Open internship position + call for collaborations on threat model-dependent alignment, governance, and offense/defense balance
New project aims to deconfuse AI alignment, governance, and offense/defense balance by focusing on threat models.
The Existential Risk Observatory, together with MIT FutureTech and the Future of Life Institute (FLI), is running a project titled 'Solving the Right Problem: Towards Researchers Consensus on AI Existential Threat Models.' The team is currently performing a substantive literature review and building a taxonomy that aims to comprehensively catalog existential threat models from leading thinkers such as Yudkowsky, Bostrom, Christiano, and Kulveit. The goal is to make explicit the underlying assumptions and key cruxes that differentiate these models, as researchers often talk past each other when they have different threat models in mind but do not state them.
Once the taxonomy is complete, the project will shift to three downstream areas: threat model-dependent AI alignment, threat model-dependent AI governance, and threat model-dependent offense/defense balance. The team believes that explicitly tying each subfield to specific threat models can reduce confusion and lead to more targeted solutions. An open internship position (deadline May 11) is available to assist with this work, and the team also invites direct collaboration from interested researchers via info@existentialriskobservatory.org.
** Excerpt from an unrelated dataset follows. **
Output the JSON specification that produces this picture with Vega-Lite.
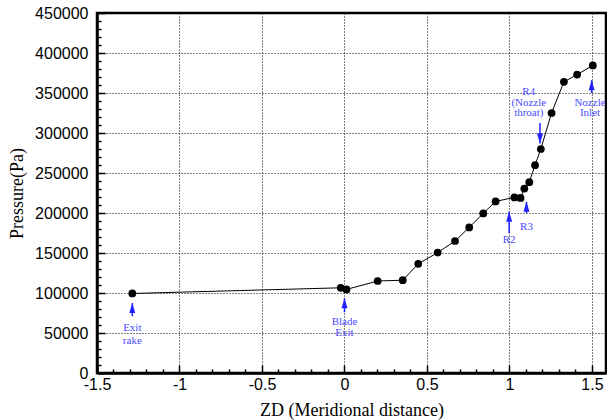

- Project led by Existential Risk Observatory in partnership with MIT FutureTech and FLI.
- Current focus: literature review and taxonomy of existential AI threat models from Yudkowsky, Bostrom, Christiano, Kulveit, and others.
- Next phases will examine alignment, governance, and offense/defense balance through a threat model-dependent lens; internship deadline May 11.
Why It Matters
Clarifying threat models is crucial for effective AI safety research, policy, and avoiding misaligned efforts across the field.